2.5 Spatial variability of water masses on the Amundsen Sea shelf

Monday, 2 May 2011: 11:45 AM
Rooftop Ballroom (15th Floor) (Omni Parker House )
Xiaojun Yuan, Lamont Doherty Earth Observatory, New York, NY

Hydrographic data collected during two US-Swedish collaborative cruises in the December 2007 and December 2008 are analyzed to reveal water mass distributions on the continental shelf of the Amundsen Sea. The stratification of water column is distinctly different in the eastern (100°-112°W) and central (112°-120°W) Amundsen Sea shelf, particularly below the permanent pycnocline. In the eastern Amundsen Shelf, warm and salty modified Circumpolar Deep Water (mCDW) dominates the water column from the main thermocline to sea floor. In the central Amundsen Shelf, on average the water column at depth is about 0.7°C colder and 0.15psu fresher than in the eastern basin.

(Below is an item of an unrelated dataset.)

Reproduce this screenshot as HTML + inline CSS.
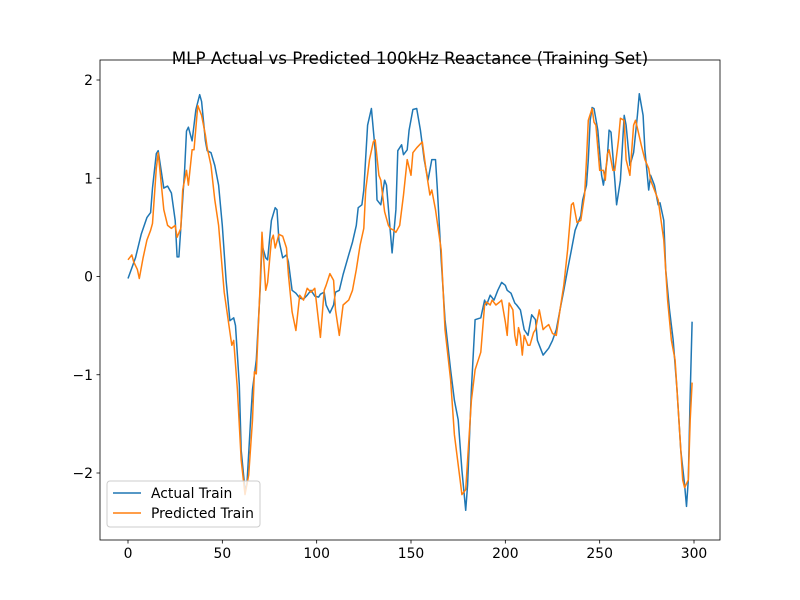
<!DOCTYPE html>
<html><head><meta charset="utf-8"><style>
body{margin:0;background:#fff}
svg{display:block;font-family:"DejaVu Sans","Liberation Sans",sans-serif}
</style></head><body>
<svg id="chart" width="800" height="600">
<rect x="0" y="0" width="800" height="600" fill="#fff"/>
<text x="410" y="64" font-size="16.7" text-anchor="middle">MLP Actual vs Predicted 100kHz Reactance (Training Set)</text>
<g id="axes"></g>
<g id="series"></g>
<rect x="100" y="60" width="620" height="480" fill="none" stroke="#000" stroke-width="0.8"/>
<g>
<rect x="107" y="481" width="153" height="46" rx="3" fill="#fff" fill-opacity="0.8" stroke="#ccc"/>
<line x1="113" y1="493" x2="141" y2="493" stroke="#1f77b4" stroke-width="1.5"/>
<text x="151" y="498" font-size="13.9">Actual Train</text>
<line x1="113" y1="513" x2="141" y2="513" stroke="#ff7f0e" stroke-width="1.5"/>
<text x="151" y="518" font-size="13.9">Predicted Train</text>
</g>
</svg>
<script>
const actualX=[0,4,7,10,12,13,15,16,19,21,23,25,26,27,30,31,32,34,36,38,39,41,42,44,46,48,50,52,54,56,57,59,60,62,63,65,66,68,70,71,73,74,76,78,79,80,82,84,85,87,89,91,93,95,97,99,101,102,104,105,107,109,110,112,114,117,119,121,122,124,125,127,129,131,132,134,136,137,139,140,142,143,145,146,148,149,151,153,155,157,159,161,163,164,166,168,171,173,175,177,179,180,182,184,187,189,190,192,194,196,198,200,201,203,205,206,208,210,212,214,216,217,219,220,223,225,227,229,231,233,235,237,240,241,243,244,245,246,247,249,251,252,254,255,256,258,259,261,263,264,266,268,270,271,273,274,276,277,279,281,282,284,285,287,289,291,293,295,296,297,298,299];
const actualY=[-0.02,0.19,0.43,0.6,0.65,0.9,1.25,1.28,0.9,0.92,0.85,0.57,0.2,0.2,1.08,1.48,1.52,1.38,1.7,1.85,1.78,1.38,1.28,1.26,1.13,0.93,0.52,-0.04,-0.45,-0.42,-0.5,-1.1,-1.77,-2.17,-2.12,-1.46,-1.15,-0.85,-0.14,0.32,0.19,0.17,0.57,0.7,0.68,0.37,0.19,0.22,0.15,-0.14,-0.17,-0.22,-0.23,-0.19,-0.14,-0.2,-0.21,-0.18,-0.16,-0.29,-0.37,-0.29,-0.16,-0.14,0.02,0.22,0.35,0.52,0.7,0.73,0.88,1.54,1.71,1.28,0.78,0.73,0.98,0.93,0.47,0.24,0.68,1.28,1.34,1.24,1.29,1.49,1.7,1.71,1.49,1.19,0.98,1.19,1.19,0.88,0.17,-0.44,-0.95,-1.26,-1.46,-1.97,-2.38,-2.12,-1.15,-0.44,-0.42,-0.24,-0.29,-0.19,-0.24,-0.14,-0.06,-0.09,-0.14,-0.17,-0.27,-0.29,-0.34,-0.54,-0.6,-0.39,-0.44,-0.65,-0.75,-0.8,-0.73,-0.65,-0.54,-0.34,-0.14,0.07,0.27,0.47,0.62,0.78,0.93,1.19,1.59,1.72,1.71,1.49,1.03,0.93,1.19,1.49,1.47,0.98,0.73,0.98,1.64,1.54,1.13,1.26,1.64,1.86,1.64,1.29,0.88,1.03,0.93,0.73,0.75,0.57,0.07,-0.34,-0.65,-1.15,-1.77,-2.12,-2.34,-2.07,-1.2,-0.46];
const predX=[0,2,3,5,6,8,10,12,13,15,16,19,21,23,25,26,28,29,31,32,34,35,37,39,41,42,44,46,48,50,51,55,56,58,60,62,64,66,67,68,70,71,73,74,76,77,78,80,82,84,85,87,89,91,93,95,97,99,101,102,104,105,107,109,110,112,114,117,119,121,123,125,126,128,130,131,133,134,136,138,139,141,142,144,146,148,150,151,153,156,158,160,161,163,166,168,171,173,176,177,179,182,184,187,189,190,192,193,195,197,198,200,201,202,204,205,206,207,208,209,210,212,213,215,216,218,220,221,223,225,227,229,231,233,235,236,238,240,242,243,244,246,247,248,250,252,253,254,255,257,258,260,261,263,264,266,268,269,270,272,274,276,277,279,281,284,286,288,290,292,294,295,297,298,299];
const predY=[0.17,0.22,0.15,0.07,-0.02,0.19,0.37,0.47,0.54,1.1,1.26,0.68,0.52,0.49,0.52,0.4,0.49,0.88,1.08,0.93,1.29,1.29,1.74,1.64,1.44,1.31,1.13,0.78,0.52,0.07,-0.16,-0.7,-0.65,-1.15,-1.87,-2.22,-2.02,-1.46,-0.97,-0.99,-0.09,0.45,-0.14,-0.06,0.37,0.42,0.29,0.43,0.41,0.29,0.02,-0.36,-0.55,-0.19,-0.24,-0.12,-0.16,-0.12,-0.46,-0.62,-0.14,-0.09,0.03,-0.04,-0.34,-0.6,-0.29,-0.24,-0.14,0.07,0.32,0.49,0.88,1.19,1.37,1.39,1.03,0.98,0.66,0.52,0.49,0.47,0.45,0.52,0.83,1.19,1.03,1.26,1.31,1.37,1.08,0.83,0.88,0.68,0.27,-0.54,-1.05,-1.61,-2.07,-2.22,-2.17,-1.26,-0.95,-0.77,-0.29,-0.26,-0.29,-0.24,-0.29,-0.26,-0.24,-0.46,-0.6,-0.27,-0.34,-0.6,-0.7,-0.52,-0.6,-0.8,-0.6,-0.7,-0.7,-0.57,-0.54,-0.34,-0.54,-0.52,-0.49,-0.58,-0.6,-0.34,-0.09,0.27,0.73,0.75,0.55,0.57,0.83,1.19,1.59,1.71,1.57,1.54,1.08,1.08,0.98,1.24,1.29,1.08,1.08,1.39,1.61,1.59,1.19,1.03,1.54,1.59,1.51,1.34,1.19,1.1,0.98,0.88,0.78,0.37,-0.24,-0.65,-0.85,-1.46,-2.07,-2.15,-2.07,-1.46,-1.08];
const xTicks=[0,50,100,150,200,250,300];
const yTicks=[-2,-1,0,1,2];
const NS="http://www.w3.org/2000/svg";
function sx(v){return 128+v*(694-128)/300;}
function sy(v){return 276.5-v*98.25;}
const axes=document.getElementById('axes');
xTicks.forEach(t=>{
  const l=document.createElementNS(NS,'line');
  l.setAttribute('x1',sx(t));l.setAttribute('x2',sx(t));l.setAttribute('y1',540);l.setAttribute('y2',543.5);
  l.setAttribute('stroke','#000');l.setAttribute('stroke-width','0.8');
  
  
  axes.appendChild(l);
  const tx=document.createElementNS(NS,'text');
  tx.setAttribute('x',sx(t));tx.setAttribute('y',558);tx.setAttribute('font-size','13.9');tx.setAttribute('text-anchor','middle');
  tx.textContent=t;
  
  
  axes.appendChild(tx);
});
yTicks.forEach(t=>{
  const l=document.createElementNS(NS,'line');
  l.setAttribute('x1',96.5);l.setAttribute('x2',100);l.setAttribute('y1',sy(t));l.setAttribute('y2',sy(t));
  l.setAttribute('stroke','#000');l.setAttribute('stroke-width','0.8');
  
  
  axes.appendChild(l);
  const tx=document.createElementNS(NS,'text');
  tx.setAttribute('x',93);tx.setAttribute('y',sy(t)+5);tx.setAttribute('font-size','13.9');tx.setAttribute('text-anchor','end');
  tx.textContent=t<0?'\u2212'+Math.abs(t):t;
  
  
  axes.appendChild(tx);
});
const series=document.getElementById('series');
function draw(xs,ys,color,name){
  const p=document.createElementNS(NS,'polyline');
  p.setAttribute('points',xs.map((x,i)=>sx(x).toFixed(1)+','+sy(ys[i]).toFixed(1)).join(' '));
  p.setAttribute('fill','none');p.setAttribute('stroke',color);p.setAttribute('stroke-width','1.5');p.setAttribute('stroke-linejoin','round');
  
  
  series.appendChild(p);
}
draw(actualX,actualY,'#1f77b4','actual-train-line');
draw(predX,predY,'#ff7f0e','predicted-train-line');
</script>
</body></html>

The subsurface ridge extended from the Bear Peninsula prevents the lateral mixing between these two basins, resulting such different stratifications. The temperature and salinity distributions on the isosurface of neutral density 28 kg/m3 reveal that such basin scale differences extend from the ice shelf front to the continental shelf break. In addition, the depth of this isosurface near the ice shelf front reaches 900m in the central continental shelf region, about 300m deeper than in the east. Because of the extensive mCDW flooding the east basin and delivering tremendous heat to the ice shelf, the meltwater mixture rises and produces warm intrusion in the thermocline and winter water. In the central Amundsen shelf, the water column is relatively colder and fresher at depth but still about 2°C warmer than in-situ freezing point. The meltwater does not rise much due to the lower ambient density and is exported offshore along the trough in the central continental shelf region below the permanent pycnocline. The results suggest that meltwater is exported at different depths in these two basins.